Stated task = What lines of the data hold the string "page"? Pull each one out.

Supplied data =
>> start
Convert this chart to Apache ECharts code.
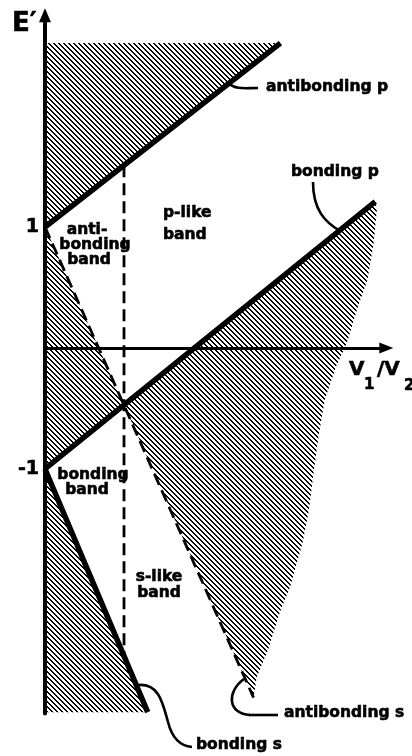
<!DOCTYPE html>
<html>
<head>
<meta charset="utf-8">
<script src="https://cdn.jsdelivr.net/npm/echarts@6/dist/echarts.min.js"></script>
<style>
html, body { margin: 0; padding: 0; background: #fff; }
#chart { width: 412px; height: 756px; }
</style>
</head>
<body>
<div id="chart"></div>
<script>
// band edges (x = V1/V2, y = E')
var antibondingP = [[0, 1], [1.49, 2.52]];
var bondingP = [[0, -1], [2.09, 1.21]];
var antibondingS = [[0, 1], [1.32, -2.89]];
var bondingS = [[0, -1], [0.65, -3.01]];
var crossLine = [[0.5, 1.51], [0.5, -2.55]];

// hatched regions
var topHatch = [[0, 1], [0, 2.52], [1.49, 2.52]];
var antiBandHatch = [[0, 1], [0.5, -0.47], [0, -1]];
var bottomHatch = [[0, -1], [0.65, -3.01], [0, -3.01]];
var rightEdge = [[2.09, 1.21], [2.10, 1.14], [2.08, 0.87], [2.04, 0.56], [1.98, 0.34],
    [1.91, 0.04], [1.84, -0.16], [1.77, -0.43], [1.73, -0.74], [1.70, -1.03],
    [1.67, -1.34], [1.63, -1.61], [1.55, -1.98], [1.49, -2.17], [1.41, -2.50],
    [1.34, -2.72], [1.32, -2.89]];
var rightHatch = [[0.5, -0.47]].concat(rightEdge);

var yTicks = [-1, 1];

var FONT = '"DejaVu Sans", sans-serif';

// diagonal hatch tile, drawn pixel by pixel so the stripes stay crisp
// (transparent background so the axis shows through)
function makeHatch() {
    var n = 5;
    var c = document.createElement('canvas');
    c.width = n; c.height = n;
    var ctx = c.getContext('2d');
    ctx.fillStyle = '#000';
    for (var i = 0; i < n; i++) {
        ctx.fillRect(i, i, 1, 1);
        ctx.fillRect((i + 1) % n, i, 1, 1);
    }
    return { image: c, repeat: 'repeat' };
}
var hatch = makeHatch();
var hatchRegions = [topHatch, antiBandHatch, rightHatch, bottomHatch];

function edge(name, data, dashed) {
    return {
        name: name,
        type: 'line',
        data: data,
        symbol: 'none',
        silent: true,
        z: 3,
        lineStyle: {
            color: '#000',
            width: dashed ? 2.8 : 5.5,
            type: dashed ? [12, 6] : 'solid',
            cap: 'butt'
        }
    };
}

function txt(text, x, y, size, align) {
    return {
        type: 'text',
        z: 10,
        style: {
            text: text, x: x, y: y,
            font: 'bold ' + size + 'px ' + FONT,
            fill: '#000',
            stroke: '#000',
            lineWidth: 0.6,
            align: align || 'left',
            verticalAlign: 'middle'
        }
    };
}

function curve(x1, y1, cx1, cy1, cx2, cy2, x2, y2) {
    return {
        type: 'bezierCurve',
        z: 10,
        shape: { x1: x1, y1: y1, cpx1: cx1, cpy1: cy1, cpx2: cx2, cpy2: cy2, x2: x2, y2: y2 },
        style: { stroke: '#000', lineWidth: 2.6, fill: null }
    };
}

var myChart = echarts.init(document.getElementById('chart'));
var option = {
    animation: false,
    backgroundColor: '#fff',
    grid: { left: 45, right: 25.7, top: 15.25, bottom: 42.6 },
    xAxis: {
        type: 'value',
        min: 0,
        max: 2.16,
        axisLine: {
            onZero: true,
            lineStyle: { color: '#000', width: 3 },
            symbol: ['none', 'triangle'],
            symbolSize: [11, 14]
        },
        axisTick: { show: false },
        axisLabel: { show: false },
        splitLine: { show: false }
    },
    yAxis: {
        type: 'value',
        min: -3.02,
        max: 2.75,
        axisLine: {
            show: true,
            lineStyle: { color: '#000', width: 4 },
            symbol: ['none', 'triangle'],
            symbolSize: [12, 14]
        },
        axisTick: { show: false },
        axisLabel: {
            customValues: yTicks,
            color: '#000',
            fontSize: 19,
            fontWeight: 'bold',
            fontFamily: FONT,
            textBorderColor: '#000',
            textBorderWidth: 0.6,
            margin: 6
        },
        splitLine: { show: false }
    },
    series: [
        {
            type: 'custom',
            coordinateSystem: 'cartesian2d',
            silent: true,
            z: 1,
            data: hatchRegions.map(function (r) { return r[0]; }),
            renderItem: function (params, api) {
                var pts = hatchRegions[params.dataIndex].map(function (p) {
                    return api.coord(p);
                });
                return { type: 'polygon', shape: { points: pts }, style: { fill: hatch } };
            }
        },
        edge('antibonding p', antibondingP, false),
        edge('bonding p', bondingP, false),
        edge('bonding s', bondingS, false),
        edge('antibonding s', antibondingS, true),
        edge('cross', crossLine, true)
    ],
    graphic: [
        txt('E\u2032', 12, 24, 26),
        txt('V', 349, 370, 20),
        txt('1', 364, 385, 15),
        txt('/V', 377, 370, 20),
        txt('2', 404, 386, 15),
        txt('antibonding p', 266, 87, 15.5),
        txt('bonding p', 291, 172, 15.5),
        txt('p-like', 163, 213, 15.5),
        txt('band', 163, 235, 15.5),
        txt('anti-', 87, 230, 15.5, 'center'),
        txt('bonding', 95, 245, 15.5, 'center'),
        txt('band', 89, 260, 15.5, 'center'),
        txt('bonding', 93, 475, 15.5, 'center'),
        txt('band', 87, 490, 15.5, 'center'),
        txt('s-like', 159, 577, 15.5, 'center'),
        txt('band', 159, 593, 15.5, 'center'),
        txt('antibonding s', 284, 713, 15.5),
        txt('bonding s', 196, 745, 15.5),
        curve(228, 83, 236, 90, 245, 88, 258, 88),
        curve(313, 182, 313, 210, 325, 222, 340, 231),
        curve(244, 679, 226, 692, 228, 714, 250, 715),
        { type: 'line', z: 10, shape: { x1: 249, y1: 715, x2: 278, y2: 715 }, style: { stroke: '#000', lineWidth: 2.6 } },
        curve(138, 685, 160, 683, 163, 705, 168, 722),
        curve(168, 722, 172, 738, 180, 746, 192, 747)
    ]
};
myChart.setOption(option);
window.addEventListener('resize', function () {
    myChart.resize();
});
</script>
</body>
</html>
>> end
>> start
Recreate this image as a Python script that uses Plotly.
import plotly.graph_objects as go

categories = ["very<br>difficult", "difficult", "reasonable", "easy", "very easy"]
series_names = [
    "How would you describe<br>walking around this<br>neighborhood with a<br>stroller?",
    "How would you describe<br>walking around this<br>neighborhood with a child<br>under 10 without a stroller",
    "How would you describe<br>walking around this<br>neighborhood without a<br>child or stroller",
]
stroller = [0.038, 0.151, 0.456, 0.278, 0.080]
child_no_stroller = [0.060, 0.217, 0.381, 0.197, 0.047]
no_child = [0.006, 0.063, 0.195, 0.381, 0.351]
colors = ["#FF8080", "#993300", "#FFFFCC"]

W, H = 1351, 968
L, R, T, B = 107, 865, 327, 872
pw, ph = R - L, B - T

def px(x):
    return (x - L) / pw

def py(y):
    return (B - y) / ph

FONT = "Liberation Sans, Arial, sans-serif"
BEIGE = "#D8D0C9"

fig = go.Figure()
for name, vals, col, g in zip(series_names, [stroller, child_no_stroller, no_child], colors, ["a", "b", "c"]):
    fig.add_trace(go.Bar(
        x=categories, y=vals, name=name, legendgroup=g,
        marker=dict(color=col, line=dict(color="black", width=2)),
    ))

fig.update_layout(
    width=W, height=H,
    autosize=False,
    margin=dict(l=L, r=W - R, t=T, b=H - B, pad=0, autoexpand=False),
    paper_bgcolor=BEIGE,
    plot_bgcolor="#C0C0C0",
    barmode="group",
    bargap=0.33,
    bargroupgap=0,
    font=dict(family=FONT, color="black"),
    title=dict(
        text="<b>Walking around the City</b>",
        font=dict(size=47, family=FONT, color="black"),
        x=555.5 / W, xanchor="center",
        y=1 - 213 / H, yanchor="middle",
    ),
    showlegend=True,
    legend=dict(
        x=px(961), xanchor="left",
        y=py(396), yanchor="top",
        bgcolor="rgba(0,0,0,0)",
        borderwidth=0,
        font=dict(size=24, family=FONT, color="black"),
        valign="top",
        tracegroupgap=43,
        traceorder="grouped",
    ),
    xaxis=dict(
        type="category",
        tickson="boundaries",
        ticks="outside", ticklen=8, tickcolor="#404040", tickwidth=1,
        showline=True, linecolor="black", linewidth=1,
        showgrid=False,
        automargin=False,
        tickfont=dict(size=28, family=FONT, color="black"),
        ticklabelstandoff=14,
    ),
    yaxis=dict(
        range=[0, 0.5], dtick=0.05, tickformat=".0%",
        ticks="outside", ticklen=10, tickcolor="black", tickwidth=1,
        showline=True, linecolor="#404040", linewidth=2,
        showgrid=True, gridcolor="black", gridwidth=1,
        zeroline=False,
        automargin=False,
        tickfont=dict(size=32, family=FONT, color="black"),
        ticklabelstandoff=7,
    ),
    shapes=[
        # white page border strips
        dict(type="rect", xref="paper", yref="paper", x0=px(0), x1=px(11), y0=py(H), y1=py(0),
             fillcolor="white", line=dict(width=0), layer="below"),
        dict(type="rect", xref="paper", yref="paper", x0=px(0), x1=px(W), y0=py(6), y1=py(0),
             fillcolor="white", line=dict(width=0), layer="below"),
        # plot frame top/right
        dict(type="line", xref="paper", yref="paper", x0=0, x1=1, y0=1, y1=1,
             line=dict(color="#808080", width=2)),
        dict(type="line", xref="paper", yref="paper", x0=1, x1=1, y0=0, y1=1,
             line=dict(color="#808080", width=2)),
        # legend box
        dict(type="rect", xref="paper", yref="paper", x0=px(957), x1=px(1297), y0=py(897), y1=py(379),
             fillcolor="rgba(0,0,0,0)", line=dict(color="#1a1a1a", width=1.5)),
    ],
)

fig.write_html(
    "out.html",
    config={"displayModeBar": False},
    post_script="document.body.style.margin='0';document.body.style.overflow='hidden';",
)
>> end
>> start
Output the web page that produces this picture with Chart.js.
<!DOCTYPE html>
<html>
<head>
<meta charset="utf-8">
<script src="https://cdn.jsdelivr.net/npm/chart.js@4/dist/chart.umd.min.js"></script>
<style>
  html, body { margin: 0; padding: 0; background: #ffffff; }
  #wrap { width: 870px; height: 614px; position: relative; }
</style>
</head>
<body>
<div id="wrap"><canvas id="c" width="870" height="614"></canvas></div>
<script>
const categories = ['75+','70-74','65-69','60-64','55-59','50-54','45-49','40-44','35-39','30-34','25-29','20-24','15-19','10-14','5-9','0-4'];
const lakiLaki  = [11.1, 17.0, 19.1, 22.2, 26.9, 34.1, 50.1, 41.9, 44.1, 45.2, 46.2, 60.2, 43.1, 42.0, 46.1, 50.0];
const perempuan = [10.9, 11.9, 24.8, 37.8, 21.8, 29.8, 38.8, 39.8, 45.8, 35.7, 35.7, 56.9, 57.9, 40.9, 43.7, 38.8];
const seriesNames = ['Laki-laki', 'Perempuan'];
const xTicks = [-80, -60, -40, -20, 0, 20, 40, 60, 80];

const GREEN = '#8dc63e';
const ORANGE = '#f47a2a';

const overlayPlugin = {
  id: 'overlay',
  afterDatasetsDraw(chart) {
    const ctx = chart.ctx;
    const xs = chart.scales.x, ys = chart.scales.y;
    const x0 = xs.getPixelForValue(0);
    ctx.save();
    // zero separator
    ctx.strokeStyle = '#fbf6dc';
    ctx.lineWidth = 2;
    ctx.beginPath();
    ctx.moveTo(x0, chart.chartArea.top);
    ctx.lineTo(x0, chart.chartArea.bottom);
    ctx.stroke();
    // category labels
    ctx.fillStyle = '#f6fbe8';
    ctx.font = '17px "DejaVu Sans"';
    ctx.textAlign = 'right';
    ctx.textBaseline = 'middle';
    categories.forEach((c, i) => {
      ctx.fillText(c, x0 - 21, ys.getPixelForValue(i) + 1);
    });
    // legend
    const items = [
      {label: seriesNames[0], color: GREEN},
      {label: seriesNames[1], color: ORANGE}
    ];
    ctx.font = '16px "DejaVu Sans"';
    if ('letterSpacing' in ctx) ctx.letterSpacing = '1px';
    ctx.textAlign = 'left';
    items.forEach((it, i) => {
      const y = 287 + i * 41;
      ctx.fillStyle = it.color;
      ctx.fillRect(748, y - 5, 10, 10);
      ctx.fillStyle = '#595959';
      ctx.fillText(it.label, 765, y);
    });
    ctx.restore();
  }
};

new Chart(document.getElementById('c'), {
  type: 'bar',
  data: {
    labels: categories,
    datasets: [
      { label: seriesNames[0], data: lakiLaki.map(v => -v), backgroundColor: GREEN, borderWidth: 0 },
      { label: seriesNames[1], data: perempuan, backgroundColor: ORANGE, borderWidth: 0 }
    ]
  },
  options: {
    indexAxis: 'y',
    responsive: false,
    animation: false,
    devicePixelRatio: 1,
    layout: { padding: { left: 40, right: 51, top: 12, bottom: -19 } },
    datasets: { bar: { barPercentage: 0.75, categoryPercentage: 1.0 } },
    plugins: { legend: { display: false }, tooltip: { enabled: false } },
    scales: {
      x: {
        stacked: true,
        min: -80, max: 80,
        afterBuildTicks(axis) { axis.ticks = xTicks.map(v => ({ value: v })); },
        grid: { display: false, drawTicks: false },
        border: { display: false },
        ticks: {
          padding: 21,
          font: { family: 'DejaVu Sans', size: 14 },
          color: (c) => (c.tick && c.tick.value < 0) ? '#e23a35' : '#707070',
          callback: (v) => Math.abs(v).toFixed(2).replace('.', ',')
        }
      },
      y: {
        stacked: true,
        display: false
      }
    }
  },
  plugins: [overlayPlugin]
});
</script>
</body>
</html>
>> end
Full output =
        # white page border strips
Output the web page that produces this picture with Chart.js.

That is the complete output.